É impossível um mito perder seus dons, com apenas uma exceção: que ele seja um falso mito. E esse, definitivamente, não é o caso de Lula.

Lula é um símbolo político tão forte e inexpugnável que, mesmo com todo o bombardeio maciço direto e indireto a que tem sido submetido permanece uma figura pública de influência mundial e, ainda que venha a ter êxito a pretendida destruição do PT como partido político, Lula e a própria sigla não sucumbirão no plano das conquistas simbólicas do povo brasileiro, tal como não sucumbiram Brizola e o velho PTB, mesmo com a usurpação da sigla e o bloqueio midiático imposto ao defensor da Legalidade e do trabalhismo brasileiro. Política é simbolismo e concretude e, por isso, para a História Lula será sempre o velho PT e PT será sempre o velho Lula, mesmo depois das inelutáveis mortes dos dois que, oxalá, ainda tardem muitas décadas.

Num conflito existem atos violentos de parte a parte. No alegado conflito, que degenerou em confronto e se "encaminha para uma guerra de extermínio" entre mídia e PT quais foram os gestos de parte a parte? O que, efetivamente, o PT fez de belicoso contra a mídia, além de eventuais discursos de indignação? Em relação ao que a mídia tem feito, resta alguma dúvida, tomando como símbolos apenas os casos do debate presidencial da TV em 1989 e da revista semanal da véspera das eleições de 2014?

E, se, ainda assim, Lula até meio ano atrás detinha o dom de presidente mais popular da história do Brasil, fica difícil descobrir qual a importância de outros dons que ele teria supostamente perdido ao longo do seu caminho recente.

É por saberem disso, que seus adversários da “aliança midiática-política-jurídica” jamais o tiraram da mira. Embora tal coligação seja fluida, é permanente, e só precisa se coagular e concentrar às vésperas de episódios mais consequentes para os rumos ideológicos nacionais. E estamos diante de alguns deles, tais como a assunção do protagonismo internacional geopolítico e econômico do país; a mobilidade massiva de camadas pobres da população para posições de maior influência na vida pública via poder aquisitivo e formação universitária, e o combate estrutural à corrupção. Não descobriram nada de novo agora: o medo e o ódio à Lula jamais desapareceu depois de vencida sua etapa de inocente útil nas eleições de 1989, isto é, desde que ele iniciou sua ascensão como político com penetração popular e viabilidade eleitoral. Dilma é combatida naquilo que é sua sucessora fiel, e suportada, até louvada, naqueles pontos em que se afasta de sua herança.

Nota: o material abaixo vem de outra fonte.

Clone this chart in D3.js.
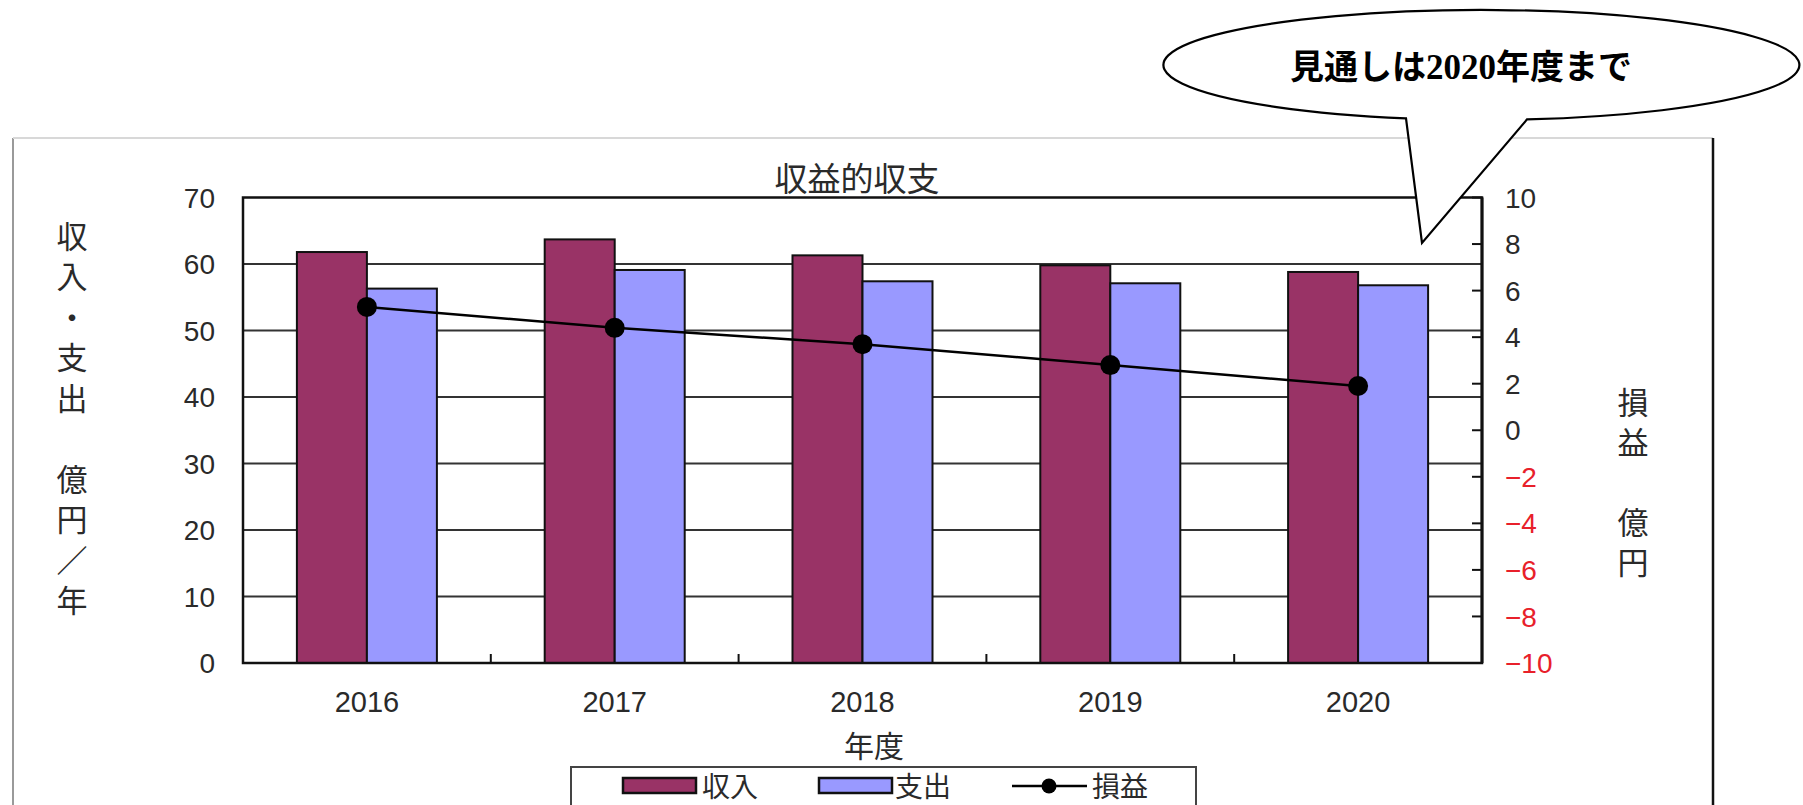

O fato de Lula não liderar pesquisas eleitorais para 2018, em várias regiões do país não destoa em nada dos resultados das eleições mais recentes. E assim como a situação do país pode mudar nos próximos anos, prever a candidatura de Lula e, mais difícil ainda, os resultados da provável eleição, depende, entre outras tantas coisas intangíveis, da sua vontade e dos candidatos contra os quais competiria.

O que aconteceu é que o tempo passou e, com ele, a história vai se transformando.

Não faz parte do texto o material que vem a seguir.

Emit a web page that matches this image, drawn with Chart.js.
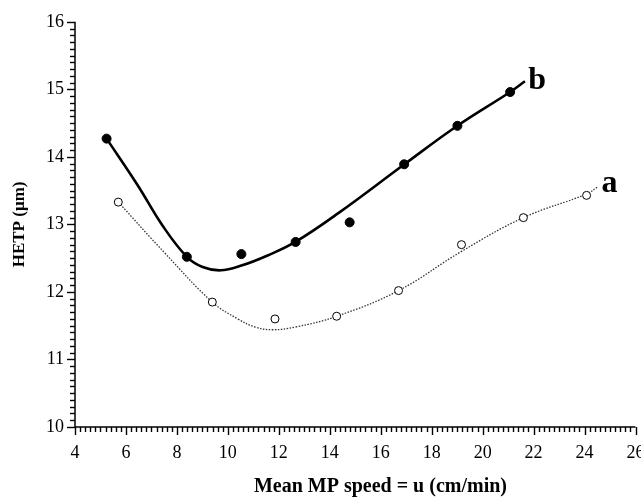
<!DOCTYPE html>
<html>
<head>
<meta charset="utf-8">
<script src="https://cdn.jsdelivr.net/npm/chart.js@4.4.1/dist/chart.umd.min.js"></script>
<style>
  html, body { margin: 0; padding: 0; background: #ffffff; }
  #wrap { width: 641px; height: 499px; }
</style>
</head>
<body>
<div id="wrap"><canvas id="c" width="641" height="499"></canvas></div>
<script>
// ---- data ----
// series b (filled circles)
const bU = [5.24, 8.39, 10.53, 12.66, 14.78, 16.92, 19.01, 21.08];
const bH = [14.27, 12.52, 12.56, 12.74, 13.03, 13.89, 14.46, 14.96];
// series a (open circles)
const aU = [5.70, 9.39, 11.85, 14.27, 16.70, 19.17, 21.60, 24.08];
const aH = [13.33, 11.85, 11.60, 11.64, 12.02, 12.70, 13.10, 13.43];
// fitted curve b (solid)
const bFitU = [5.24, 6.46, 7.44, 8.39, 9.01, 9.72, 10.53, 11.56, 12.65, 14.35, 16.93, 19.01, 21.08, 21.66];
const bFitH = [14.27, 13.58, 12.98, 12.52, 12.37, 12.32, 12.39, 12.54, 12.74, 13.17, 13.89, 14.46, 14.96, 15.12];
// fitted curve a (dotted)
const aFitU = [5.70, 7.54, 9.39, 10.39, 11.07, 11.76, 12.65, 14.28, 16.70, 19.17, 21.60, 24.08, 24.53];
const aFitH = [13.33, 12.57, 11.85, 11.60, 11.48, 11.44, 11.48, 11.64, 12.02, 12.60, 13.10, 13.45, 13.56];
// curve labels
const curveLabels = ['b', 'a'];
const curveLabelU = [22.14, 24.98];
const curveLabelH = [15.13, 13.60];
// axes
const xMin = 4, xMax = 26, xStep = 2;
const yMin = 10, yMax = 16, yStep = 1;
const xTitle = 'Mean MP speed = u (cm/min)';
const yTitle = 'HETP (\u00b5m)';

const pts = (u, h) => u.map((v, i) => ({x: v, y: h[i]}));

const serif = "'Liberation Serif', 'DejaVu Serif', serif";

const ticksPlugin = {
  id: 'ticksPlugin',
  afterDraw(chart) {
    const ctx = chart.ctx;
    const xs = chart.scales.x, ys = chart.scales.y;
    const ax = xs.getPixelForValue(xMin);
    const ay = ys.getPixelForValue(yMin);
    ctx.save();
    ctx.strokeStyle = '#000';
    ctx.lineWidth = 1.5;
    // axis lines
    ctx.beginPath();
    ctx.moveTo(ax, ys.getPixelForValue(yMax));
    ctx.lineTo(ax, ay);
    ctx.lineTo(xs.getPixelForValue(xMax), ay);
    ctx.stroke();
    // y ticks: minor every 0.1, major every 1
    ctx.lineWidth = 1.4;
    for (let k = 0; k <= (yMax - yMin) * 10; k++) {
      const v = yMin + k / 10;
      const py = Math.round(ys.getPixelForValue(v)) + 0.5;
      const len = (k % 10 === 0) ? 8 : 5;
      ctx.beginPath();
      ctx.moveTo(ax, py);
      ctx.lineTo(ax - len, py);
      ctx.stroke();
    }
    // x ticks: minor every 0.2, major every 2
    for (let k = 0; k <= (xMax - xMin) * 5; k++) {
      const v = xMin + k / 5;
      const px = Math.round(xs.getPixelForValue(v)) + 0.5;
      const len = (k % 10 === 0) ? 8 : 5;
      ctx.beginPath();
      ctx.moveTo(px, ay);
      ctx.lineTo(px, ay + len);
      ctx.stroke();
    }
    // curve labels
    ctx.fillStyle = '#000';
    ctx.font = "bold 32px " + serif;
    ctx.textAlign = 'center';
    ctx.textBaseline = 'middle';
    curveLabels.forEach((t, i) => {
      ctx.fillText(t, xs.getPixelForValue(curveLabelU[i]), ys.getPixelForValue(curveLabelH[i]));
    });
    // x axis title (sits slightly right of the plot centre in the reference)
    ctx.font = "bold 20px " + serif;
    const ca = chart.chartArea;
    ctx.fillText(xTitle, ca.left + (ca.right - ca.left) * 0.545, 487);
    ctx.restore();
  }
};

new Chart(document.getElementById('c'), {
  type: 'scatter',
  data: {
    datasets: [
      {
        label: 'b fit', data: pts(bFitU, bFitH), showLine: true,
        borderColor: '#000', borderWidth: 2.6, pointRadius: 0, tension: 0.4,
        fill: false, order: 4
      },
      {
        label: 'a fit', data: pts(aFitU, aFitH), showLine: true,
        borderColor: '#333', borderWidth: 1.3, borderDash: [1.5, 1.5], pointRadius: 0, tension: 0.4,
        fill: false, order: 3
      },
      {
        label: 'b', data: pts(bU, bH), showLine: false,
        pointRadius: 4.5, pointBackgroundColor: '#000', pointBorderColor: '#000', pointBorderWidth: 1,
        order: 1
      },
      {
        label: 'a', data: pts(aU, aH), showLine: false,
        pointRadius: 4, pointBackgroundColor: '#fff', pointBorderColor: '#000', pointBorderWidth: 1,
        order: 2
      }
    ]
  },
  options: {
    responsive: false,
    animation: false,
    devicePixelRatio: 1,
    layout: { padding: { top: 21, right: 5, left: 0, bottom: 0 } },
    plugins: { legend: { display: false }, tooltip: { enabled: false } },
    scales: {
      x: {
        type: 'linear', min: xMin, max: xMax,
        grid: { display: false, drawTicks: false },
        border: { display: false },
        ticks: { stepSize: xStep, padding: 15, color: '#000', font: { family: serif, size: 18 }, maxRotation: 0, autoSkip: false },
        title: { display: false },
        afterFit(scale) { scale.height = 72; scale.paddingRight = 0; scale.paddingLeft = 0; }
      },
      y: {
        type: 'linear', min: yMin, max: yMax,
        grid: { display: false, drawTicks: false },
        border: { display: false },
        ticks: { stepSize: yStep, padding: 11, color: '#000', font: { family: serif, size: 18 }, autoSkip: false },
        title: { display: true, text: yTitle, color: '#000', font: { family: serif, size: 17, weight: 'bold' }, padding: { top: 9, bottom: 0 } },
        afterFit(scale) { scale.width = 75; }
      }
    }
  },
  plugins: [ticksPlugin]
});
</script>
</body>
</html>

Por jamais ter sido amigo ou companheiro de campanhas de Lula, talvez seja menos doloroso e melancólico encontrar respostas para o momento do mito. O tempo entre as eleições passadas e o sismo ao qual o governo está submetido é curto para elaborar-se uma análise fria e a buscar encaminhamentos para vencer esta fase crítica. Por outro lado, não esmaeceu o perfil bravo e lutador de Lula.

No momento, não será um discurso novo capaz de mobilizar eleitores jovens ou companheiros antigos caídos na luta, mas ao contrário.

É possível arriscar que Lula só voltará a se candidatar se perceber que o discurso das causas igualitárias, que continua o mesmo em essência, basta, por oposição, fazer-se a observação das momentosas demonstrações retrógradas contra elas aqui e em todo o mundo, tiver o poder de resgatar os veteranos da resignação da melancolia e a mocidade da inapetência por utopias.

Nesse caso, e somente nesse caso, se pode esperar o retorno do mito, ainda que disfarçado de mendigo depois de tantas perdas infligidas pessoalmente a ele, para curvar o grande arco de alianças que só ele foi capaz no Brasil contemporâneo e disparar outra vez o país para o futuro que lhe cabe na história mundial."